Les nouvelles vraiment courtes sont celles de Lessard et de Pontier. "Vingt fois sur l'émotion remettez votre ouvrage" nous met dans la tête d'un robot meurtrier, ce qui n'est guère original, et homosexuel, ce qui l'est un peu plus, mais reste mince. "L'Homme de sable" raconte une histoire aux prémisses tellement invraisemblables (sur la transformation du sable en végétaux et retour) que j'ai eu du mal à la lire attentivement. L'absence du moindre personnage n'aide pas.

Après ce que je considère comme deux échecs, passons à deux déceptions relatives. Dominique Douay, qui a effectué un remarquable comeback dans la catégorie romans,(2) semble avec "Pas de deux sur la planète des ombres" se cantonner à une SF beaucoup plus classique : deux astronautes arrivés sur une planète obscure (à tous les sens du terme) se retrouvent pris par les hallucinations qu'entraîne leur isolement. Je n'ai pas vu où le texte voulait en venir.(3)

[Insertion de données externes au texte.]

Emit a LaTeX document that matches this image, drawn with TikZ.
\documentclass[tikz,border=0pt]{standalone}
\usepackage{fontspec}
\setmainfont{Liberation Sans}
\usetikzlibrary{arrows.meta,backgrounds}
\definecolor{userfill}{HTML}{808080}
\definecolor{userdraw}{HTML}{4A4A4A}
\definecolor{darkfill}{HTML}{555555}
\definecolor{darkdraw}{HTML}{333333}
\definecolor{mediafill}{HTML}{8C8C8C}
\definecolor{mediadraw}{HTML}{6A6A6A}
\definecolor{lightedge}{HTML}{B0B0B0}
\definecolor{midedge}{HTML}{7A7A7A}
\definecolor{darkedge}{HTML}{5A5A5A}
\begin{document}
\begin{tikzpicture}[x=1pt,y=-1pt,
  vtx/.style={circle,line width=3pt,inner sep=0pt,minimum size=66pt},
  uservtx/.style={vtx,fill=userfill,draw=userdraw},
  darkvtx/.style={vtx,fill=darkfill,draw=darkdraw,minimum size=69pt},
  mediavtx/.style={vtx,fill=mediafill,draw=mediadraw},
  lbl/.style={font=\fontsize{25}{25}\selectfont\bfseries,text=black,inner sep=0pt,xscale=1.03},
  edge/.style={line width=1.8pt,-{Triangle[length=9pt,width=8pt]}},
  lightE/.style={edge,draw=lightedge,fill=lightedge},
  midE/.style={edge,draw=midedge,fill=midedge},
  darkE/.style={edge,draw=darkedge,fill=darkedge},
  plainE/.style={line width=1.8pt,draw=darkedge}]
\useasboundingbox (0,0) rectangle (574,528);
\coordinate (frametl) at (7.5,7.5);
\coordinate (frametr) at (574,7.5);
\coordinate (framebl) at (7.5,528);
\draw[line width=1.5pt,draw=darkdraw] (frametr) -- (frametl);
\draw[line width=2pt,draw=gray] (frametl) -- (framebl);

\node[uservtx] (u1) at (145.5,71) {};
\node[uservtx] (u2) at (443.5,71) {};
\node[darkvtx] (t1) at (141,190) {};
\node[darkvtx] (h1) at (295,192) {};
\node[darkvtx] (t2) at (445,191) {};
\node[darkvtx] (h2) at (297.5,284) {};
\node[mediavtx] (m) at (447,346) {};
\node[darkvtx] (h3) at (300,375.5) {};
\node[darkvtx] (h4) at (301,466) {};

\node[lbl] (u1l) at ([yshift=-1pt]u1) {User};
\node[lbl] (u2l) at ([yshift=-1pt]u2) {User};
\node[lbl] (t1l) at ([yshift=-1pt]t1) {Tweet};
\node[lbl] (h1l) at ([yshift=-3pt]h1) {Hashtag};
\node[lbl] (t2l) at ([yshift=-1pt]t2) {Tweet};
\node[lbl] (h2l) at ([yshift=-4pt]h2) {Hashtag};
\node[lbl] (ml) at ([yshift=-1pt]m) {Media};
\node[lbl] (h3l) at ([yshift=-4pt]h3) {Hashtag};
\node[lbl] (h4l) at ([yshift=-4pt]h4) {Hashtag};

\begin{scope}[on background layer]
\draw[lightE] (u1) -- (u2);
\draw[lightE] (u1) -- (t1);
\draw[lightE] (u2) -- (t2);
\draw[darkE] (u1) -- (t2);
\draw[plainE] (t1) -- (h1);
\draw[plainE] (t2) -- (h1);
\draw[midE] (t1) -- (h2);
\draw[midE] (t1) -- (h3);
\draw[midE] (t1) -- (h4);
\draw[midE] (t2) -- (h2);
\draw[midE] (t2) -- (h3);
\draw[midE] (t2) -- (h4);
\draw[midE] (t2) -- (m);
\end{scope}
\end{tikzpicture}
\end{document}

Lionel Davoust est beaucoup plus clair dans les intentions de "la Route de la conquête". Stannir Korvosa est une généralissime d'un Empire conquérant, hégémonique même, sur une planète étrangère. Elle doit soumettre les Umsaïs, habitants d'une immense prairie, qui refusent autant la guerre que l'idée de soumission. Plus le texte avance, plus la généralissime a des doutes, plus elle découvre la structure anarchique originale de la société umsaï. Mais elle doit compter avec son numéro deux, très va-t-en-guerre. Cela se lit bien, mais c'est beaucoup trop long pour son argument, d'autant plus qu'une intrigue secondaire portant sur des recherches minières et de possibles pouvoirs paranormaux des nomades umsaïs est, semble-t-il, abandonnée au moment de conclure. Surtout, autant la civilisation umsaï (très inspirée de celle des Indiens des Plaines) que les dilemmes qui se posent au généralissime manquent cruellement d'originalité. Impression mitigée, donc.

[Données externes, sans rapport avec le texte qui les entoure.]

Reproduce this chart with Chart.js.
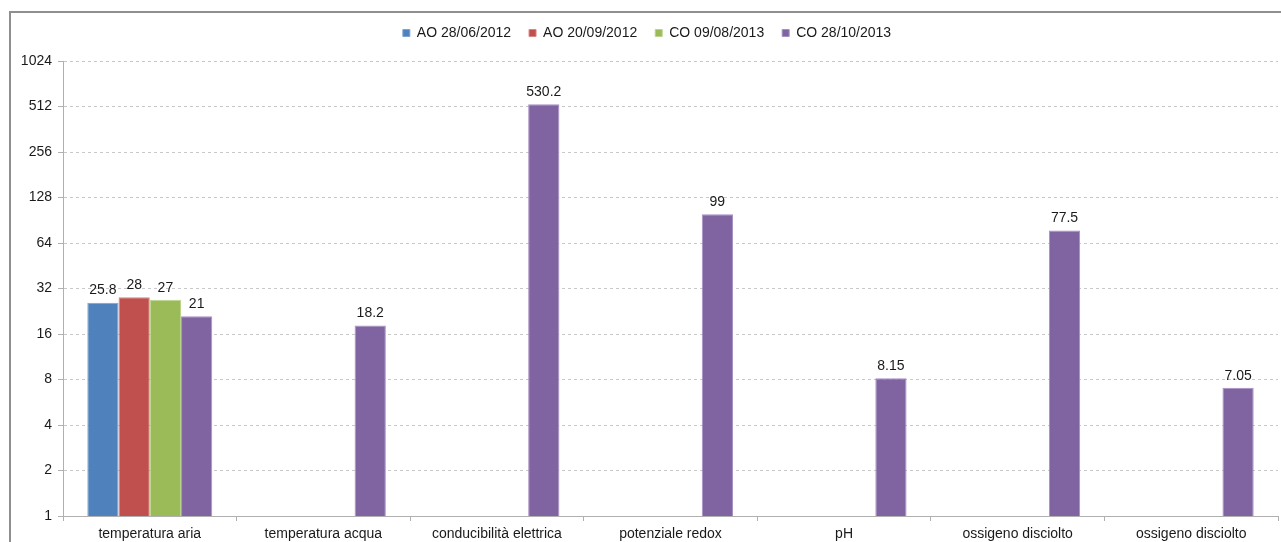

Le texte de Sylvie Denis, "le Court roman de la momie", évoque effectivement un roman condensé par la quantité de rebondissements et de développements potentiels qu'il implique. C'est du recueil le texte qui surprend le plus, et donne le plus à penser — voire à polémiquer : des amis dont je respecte beaucoup les opinions l'ont fort peu prisé. Dans une époque très proche de la nôtre, une momie d'Asie Centrale vieille de quatre mille ans se trouve ramenée à la vie par on ne sait quelle anomalie des systèmes de nano-machines permettant en temps normal une simple conservation de telles reliques. Et elle se révèle dotée de pouvoirs étonnants d'apprentissage et de conviction sociale. L'homme qui l'a illégalement ressuscitée et gardée chez lui ne sait plus trop quoi faire de cette encombrante compagne… On croit s'engager dans un remake de Pygmalion 2113, voire de Des Fleurs pour Algernon, et c'est tout autre chose au bout du compte, le texte ne cessant de surprendre le lecteur sans — avantage d'un roman condensé — lui laisser le temps de réfléchir. Sur la longueur d'un roman, il y aurait sans doute un travail considérable de pseudo-explication à fournir pour convaincre le lecteur de suspendre son incrédulité sur la durée, et le potentiel d'attaquer de nouvelles questions (comment en détail se développe l'influence irrésistible sur la mode ? Peut-on en savoir plus sur ses origines ?). Ce serait intéressant, et plus SF, ce serait aussi une autre œuvre, pas forcément meilleure, que Denis donnera peut-être, ou peut-être pas. En attendant, la nouvelle est à lire.

N'ayant pas goûté au cru 2014, je me bornerai à comparer celui-ci à 2013, à l'avantage, dirais-je, de 2015. Certes, tous les textes ne sont pas bons, mais les pires sont nettement plus lisibles que les pires de 2013 ; et les deux meilleurs (Denis et Lainé) sont remarquables, et largement supérieurs aux meilleurs du cru 2013. De quoi donner envie de continuer à lire recueils et anthologies.

Pascal J. Thomas → Keep Watching the Skies!, nº 76, octobre 2015

Lire aussi dans KWS la chronique des crus 2013, 2016, 2017, 2018 & 2019 par Pascal J. Thomas


  1. Collectionneurs fous, évitez le hara-kiri précipité : j'ai trouvé le volume correspondant pour 2014 dans les bacs d'occase de la convention 2015, à un prix ma foi encore raisonnable.
  2. Car les temps changent est finaliste du Rosny aîné cette année.
  3. Sans doute parce qu'il s'agit en fait du deuxième chapitre du roman la Fenêtre de Diane.